At Beaufort, of 1,592 blacks in the place, only 300 received help, while, at the same time, 1,200 whites were supplied with rations.

The colony of Roanoke Island, in two years, made improvements whose cost value at the lowest figures was $44,000; more than would have bought the whole island before the war, with all the improvements which the “master class” had put upon it in two hundred years. In two years Sir Walter Raleigh’s colony, established here, became utterly extinct.

The negroes in that region have generally preferred turpentine farming, the work being lighter and the returns earlier, as the product of the first dipping is ready for market before mid-summer. From three thousand to ten thousand trees have thus been leased to single individuals. Many have become rich, hundreds have lived in ease, and considering the difficulties in the way, a remarkable proportion supported themselves. The same opportunities were open to the white refugees, and the result is seen in the report of the number of rations issued in Newbern, the largest camp for contrabands in the State, and the great city of refuge to the whole State. Of 8,000 negroes in camp, only 3,000 drew rations, while in the white camp every man, woman, and child was fed by the Government.

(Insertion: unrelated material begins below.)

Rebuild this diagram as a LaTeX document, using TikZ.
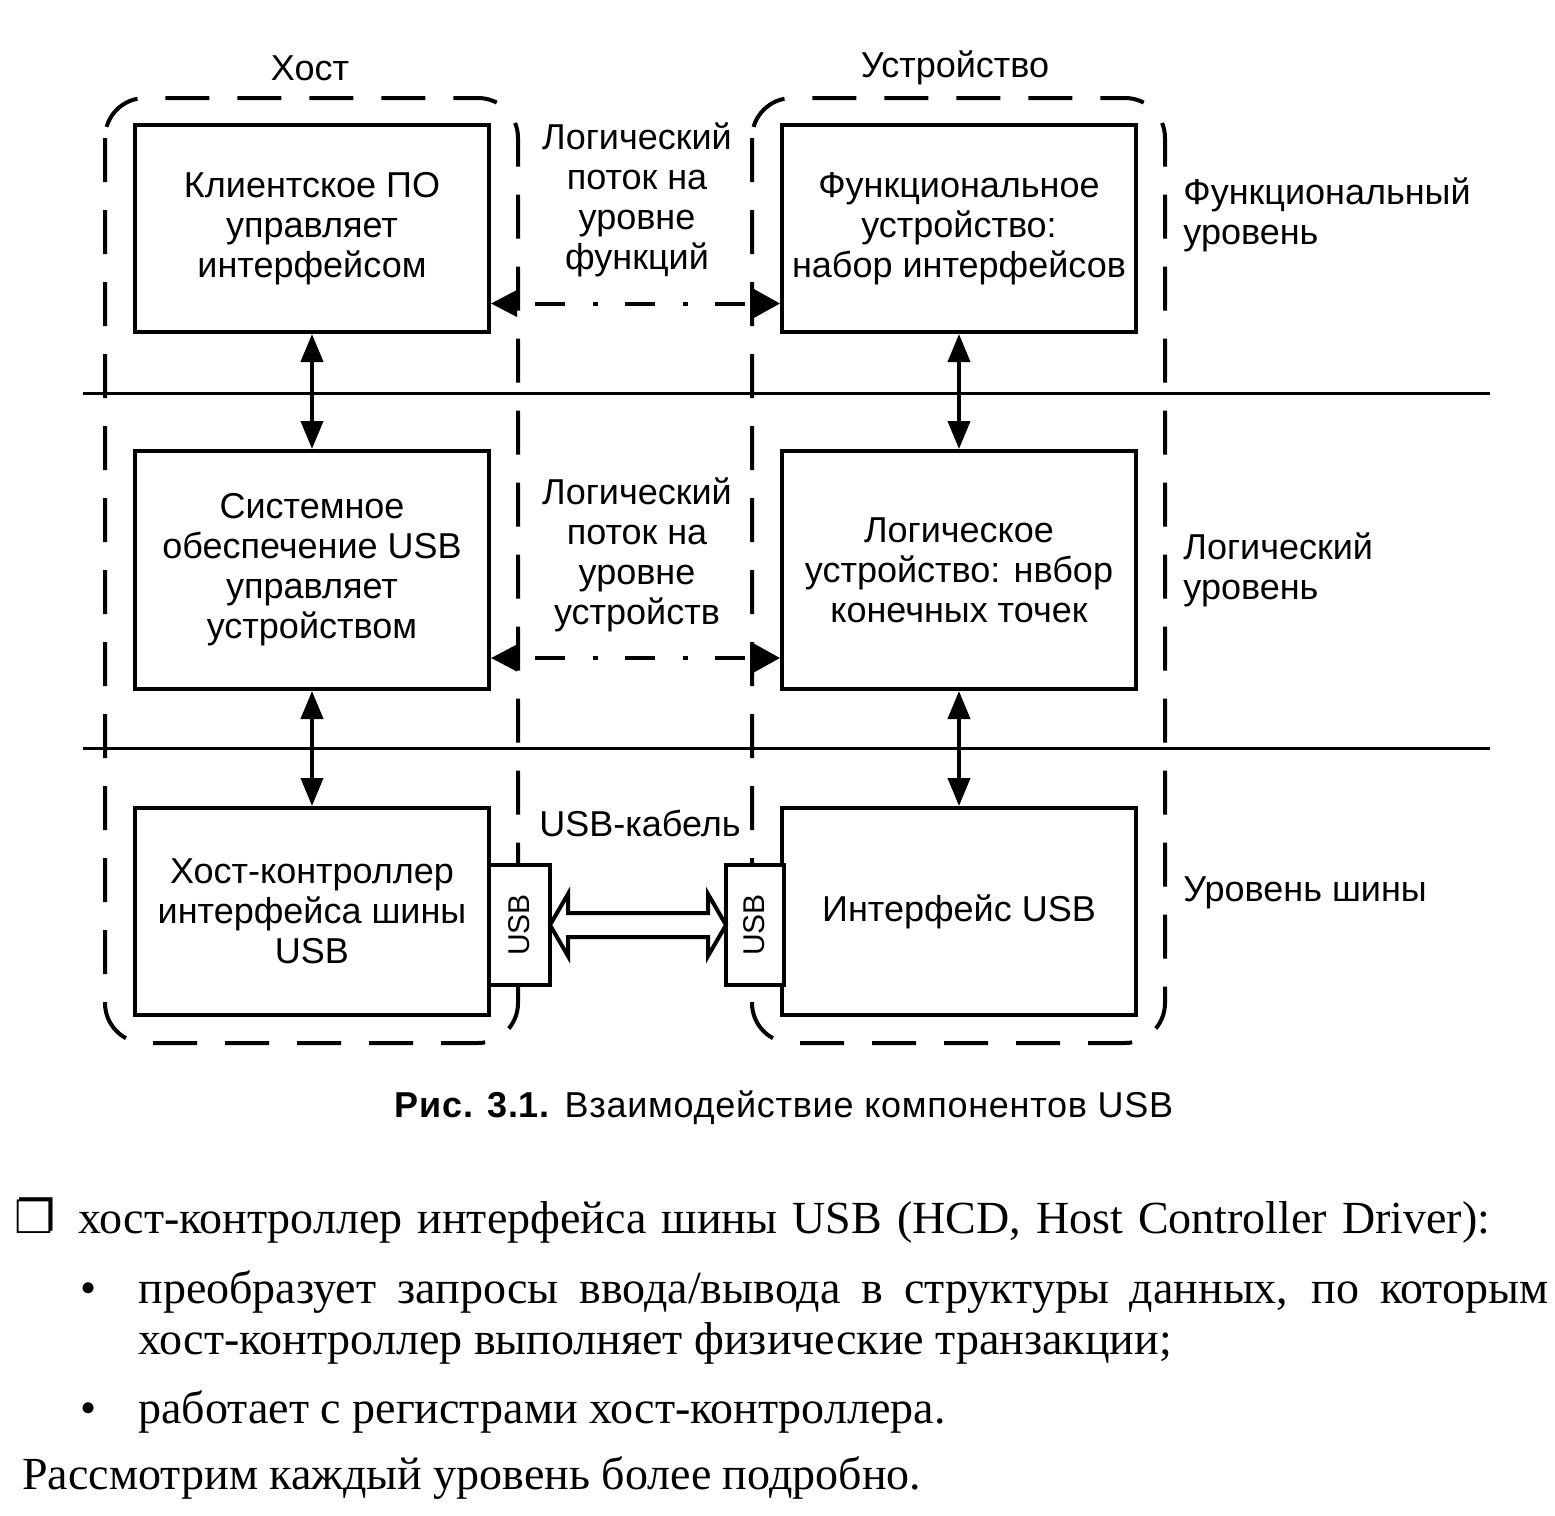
\documentclass[tikz,border=0pt]{standalone}
\usepackage{fontspec}
\setmainfont{Liberation Serif}
\setsansfont{Liberation Sans}
\newfontfamily\symfont{DejaVu Sans}
\usetikzlibrary{arrows.meta}
\begin{document}
\begin{tikzpicture}[x=0.5pt,y=-0.5pt,
  boxtxt/.style={font=\sffamily\fontsize{18}{20}\selectfont},
  box/.style={draw,line width=2pt,minimum width=177pt,align=center,boxtxt,inner sep=0pt},
  lbl/.style={align=center,boxtxt,inner sep=0pt},
  rlbl/.style={align=left,boxtxt,inner sep=0pt,anchor=west},
  frame/.style={line width=2pt,dash pattern=on 22pt off 14pt,rounded corners=20pt},
  vdarr/.style={line width=2pt,{Triangle[length=14pt,width=11pt]}-{Triangle[length=14pt,width=11pt]}},
  ddarr/.style={line width=2pt,dash pattern=on 15pt off 14pt on 2.5pt off 13.5pt,dash phase=35.5pt,{Triangle[length=13pt,width=13pt]}-{Triangle[length=14pt,width=15pt]}},
  usbbox/.style={draw,line width=2pt,fill=white,rotate=90,minimum width=60pt,inner sep=0pt,font=\sffamily\fontsize{15}{18}\selectfont},
  bodytxt/.style={font=\fontsize{23}{26}\selectfont,inner sep=0pt,anchor=base west}
]
\useasboundingbox[fill=white] (0,0) rectangle (1555,1516);

% headers
\node[lbl] (hhost) at (310,68) {Хост};
\node[lbl] (hdev) at (955,68) {Устройство};

% dashed frames
\draw[frame] (105,98) rectangle (518,1043);
\draw[frame] (752,98) rectangle (1165,1043);

% level separators
\draw[line width=1.5pt] (83,393) -- (1490,393);
\draw[line width=1.5pt] (83,748) -- (1490,748);

% host boxes
\node[box,minimum height=103.5pt] (c1) at (312,228.5) {Клиентское ПО\\управляет\\интерфейсом};
\node[box,minimum height=119pt] (c2) at (312,570) {Системное\\обеспечение USB\\управляет\\устройством};
\node[box,minimum height=103.5pt] (c3) at (312,911.5) {Хост-контроллер\\интерфейса шины\\USB};

% device boxes
\node[box,minimum height=103.5pt] (f1) at (959,228.5) {Функциональное\\устройство:\\набор интерфейсов};
\node[box,minimum height=119pt] (f2) at (959,570) {Логическое\\устройство: нвбор\\конечных точек};
\node[box,minimum height=103.5pt] (f3) at (959,911.5) {Интерфейс USB};

% vertical arrows
\draw[vdarr] (c1.south) -- (c2.north);
\draw[vdarr] (c2.south) -- (c3.north);
\draw[vdarr] (f1.south) -- (f2.north);
\draw[vdarr] (f2.south) -- (f3.north);

% logical flows
\draw[ddarr] ([yshift=-37.5pt]c1.east) -- ([yshift=-37.5pt]f1.west);
\draw[ddarr] ([yshift=-44pt]c2.east) -- ([yshift=-44pt]f2.west);

% middle labels
\node[lbl] (m1) at (637,200) {Логический\\поток на\\уровне\\функций};
\node[lbl] (m2) at (637,555) {Логический\\поток на\\уровне\\устройств};
\node[lbl] (m3) at (640,823) {USB-кабель};

% USB connectors
\node[usbbox,minimum height=30.5pt] (uL) at (519.5,925) {USB};
\node[usbbox,minimum height=29pt] (uR) at (754.5,925) {USB};
\draw[line width=2pt,fill=white,line join=miter]
  (550,925) -- (568,894) -- (568,913) -- (708,913) -- (708,894) -- (726,925)
  -- (708,956) -- (708,937) -- (568,937) -- (568,956) -- cycle;

% right labels
\node[rlbl] (r1) at (1183,215) {Функциональный\\уровень};
\node[rlbl] (r2) at (1183,570) {Логический\\уровень};
\node[rlbl] (r3) at (1183,893) {Уровень шины};

% caption
\node[inner sep=0pt,font=\sffamily\fontsize{18}{20}\selectfont\addfontfeatures{LetterSpace=2}] (cap) at (784,1108) {\textbf{Рис. 3.1.} Взаимодействие компонентов USB};

% body text
\node[bodytxt] (sq) at (14,1233) {{\symfont ❐}};
\node[bodytxt] (t1) at (78,1233) {\makebox[706pt][s]{хост-контроллер интерфейса шины USB (HCD, Host Controller Driver):}};
\node[bodytxt] (b1) at (80,1303) {•};
\node[bodytxt] (t2) at (138,1303) {\makebox[705pt][s]{преобразует запросы ввода/вывода в структуры данных, по которым}};
\node[bodytxt] (t3) at (138,1354) {хост-контроллер выполняет физические транзакции;};
\node[bodytxt] (b2) at (80,1423) {•};
\node[bodytxt] (t4) at (138,1423) {работает с регистрами хост-контроллера.};
\node[bodytxt] (t5) at (22,1489) {Рассмотрим каждый уровень более подробно.};
\end{tikzpicture}
\end{document}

[50]. That is to say, written for them, and by the old masters themselves.

CHAPTER XXXIV.
Knoxville and the Mountaineers—Glimpses of Southern Ideas.

It was only the first week in November, but the morning air was keen and frosty, as I made my hurried preparations for leaving Lynchburg, on the East Tennessee Railroad. The “hotel” served up tough beefsteaks and gluey, blueish hot bread for breakfast. Everything was astir, and the little city wore as cheerful an air as though war had not been near its borders. A crowd of passengers pressed into the gloomy-looking depot. But three cars were provided, of which the last was occupied by negroes and soldiers. Into the second the railway officials carefully sorted the gentlemen, and the one nearest the engine was reserved for the ladies. In all, the glass windows had been broken by the soldiers during the war, and the whole Confederacy was unable to furnish glass large enough to repair them. Smaller sash had been accordingly put in and filled by seven-by-nine panes. There was a scramble for seats, and many had to stand for fifty or sixty miles.

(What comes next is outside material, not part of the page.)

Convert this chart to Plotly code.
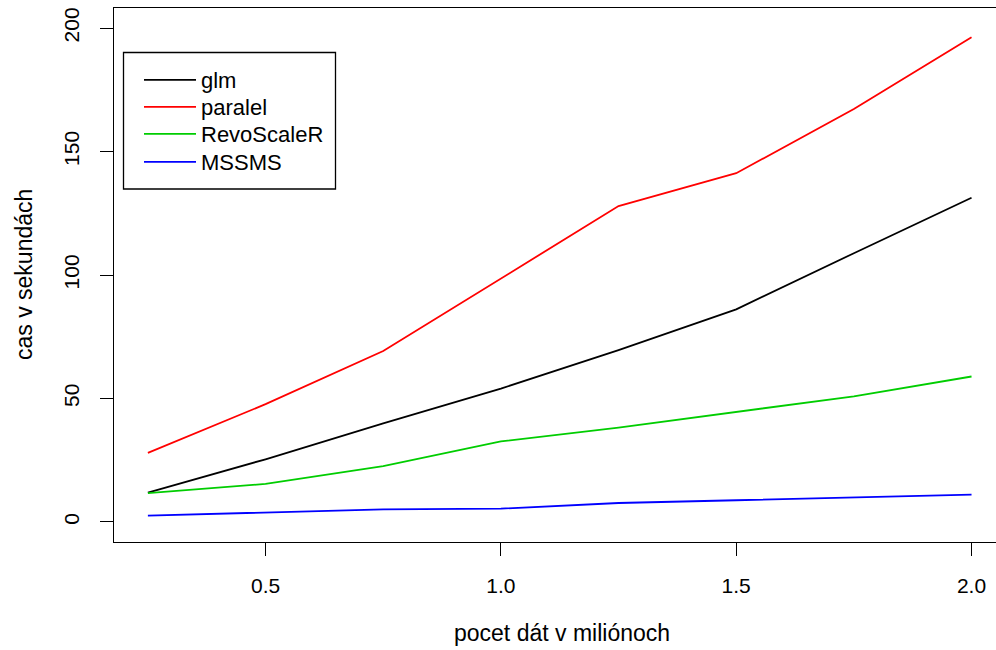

Icicles hung at the pump spouts and around the water-tanks as the train started; and, for miles among the mountains, the first ice of the season could be seen covering the ponds and reflecting back the glowing tints of the autumnal foliage.

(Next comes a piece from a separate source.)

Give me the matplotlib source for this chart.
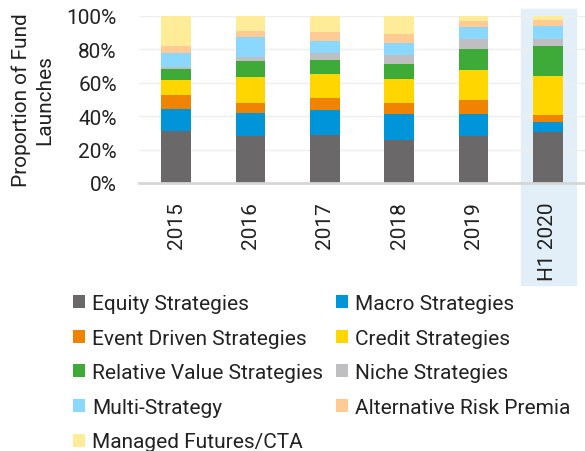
import matplotlib
matplotlib.use("Agg")
import matplotlib.pyplot as plt
from matplotlib.patches import Rectangle
import numpy as np

plt.rcParams['font.family'] = ['Roboto', 'DejaVu Sans']

periods = ["2015", "2016", "2017", "2018", "2019", "H1 2020"]

strategies = [
    "Equity Strategies", "Macro Strategies",
    "Event Driven Strategies", "Credit Strategies",
    "Relative Value Strategies", "Niche Strategies",
    "Multi-Strategy", "Alternative Risk Premia",
    "Managed Futures/CTA",
]

equity = [31.2, 28.2, 28.8, 25.6, 28.2, 30.4]
macro = [13.2, 13.8, 14.8, 15.6, 13.0, 6.0]
event_driven = [8.4, 6.0, 7.4, 6.8, 8.6, 4.4]
credit = [8.8, 15.6, 14.2, 14.2, 18.0, 23.2]
relative_value = [6.8, 9.6, 8.4, 9.0, 12.4, 18.0]
niche = [1.2, 2.4, 4.2, 5.6, 6.0, 4.2]
multi = [8.4, 12.0, 7.4, 7.2, 7.2, 7.8]
arp = [4.0, 3.6, 5.2, 5.2, 3.6, 3.8]
managed_futures = [18.0, 8.8, 9.6, 10.8, 3.0, 2.2]

colors = ["#6a6868", "#0095d8", "#f08300", "#ffd600", "#3eaa38",
          "#bfbfc1", "#8bd8ff", "#ffcb94", "#ffec99"]

series = [equity, macro, event_driven, credit, relative_value,
          niche, multi, arp, managed_futures]

fig = plt.figure(figsize=(5.85, 4.52), dpi=100)
ax = fig.add_axes([139 / 585, 1 - 184 / 452, 446 / 585, 167 / 452])
ax.set_facecolor("none")

# highlight for the half-year period
fig.patches.append(Rectangle((521 / 585, 1 - 286 / 452), 55 / 585, 276 / 452,
                             transform=fig.transFigure, color="#e2eef8",
                             zorder=-1))

x = np.arange(len(periods))
bottom = np.zeros(len(periods))
handles = []
for vals, col, name in zip(series, colors, strategies):
    b = ax.bar(x, vals, width=0.4, bottom=bottom, color=col, label=name,
               zorder=3, linewidth=0)
    bottom += np.array(vals)
    handles.append(b)

ax.set_xlim(-0.5, 5.5)
ax.set_ylim(0, 100)
ax.set_yticks([0, 20, 40, 60, 80, 100])
ax.set_yticklabels(["0%", "20%", "40%", "60%", "80%", "100%"])
ax.set_xticks(x)
ax.set_xticklabels(periods, rotation=90)
ax.tick_params(axis="y", length=0, pad=16, labelsize=15, labelcolor="#222222")
ax.tick_params(axis="x", length=0, pad=13, labelsize=15, labelcolor="#222222")
ax.grid(axis="y", color="#eeeeee", linewidth=1, zorder=0)
for s in ["top", "right", "left"]:
    ax.spines[s].set_visible(False)
ax.spines["bottom"].set_color("#d6d6d6")
ax.spines["bottom"].set_linewidth(2)
ax.spines["bottom"].set_zorder(4)

fig.text(33 / 585, 1 - 100 / 452, "Proportion of Fund\nLaunches", rotation=90,
         ha="center", va="center", multialignment="center", fontsize=15,
         color="#222222", linespacing=1.25)

# legend reads row by row in the reference
order = [0, 2, 4, 6, 8, 1, 3, 5, 7]
fig.legend(handles=[handles[i] for i in order],
           labels=[strategies[i] for i in order], ncol=2, loc="upper left",
           bbox_to_anchor=(73 / 585, 1 - 295 / 452), frameon=False,
           fontsize=15, handlelength=0.58, handleheight=0.58,
           handletextpad=0.34, borderpad=0, borderaxespad=0,
           columnspacing=0.6, labelspacing=0.75, labelcolor="#222222")

fig.savefig("out.png", dpi=100)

From Lynchburg to the Tennessee line (at Bristol,) was a distance of 204 miles, to which our prudent railroad managers devoted twenty-two hours, or an average of a trifle over nine miles an hour! The crowded passengers made loud complaints as they began to ascertain the rate of progress; but a glance at the road from the rear platform was enough to silence the growlers. Crushed rails, occasional gaps where a stone was inserted to prevent the car wheels from coming down to the ties, sharp outward curves (the traces of the twists Yankee raiders had given the rails,) shaky cross-ties and fresh earth-ballasting, combined with curves around mountain precipices, and rough pine trestle-work, where once were substantial bridges, to give one fresh convictions of the need of Accident Insurance Companies. The officers had counted the bad rails, and reported that in an hundred miles an aggregate of not less than sixteen miles ought to be removed without one day’s delay.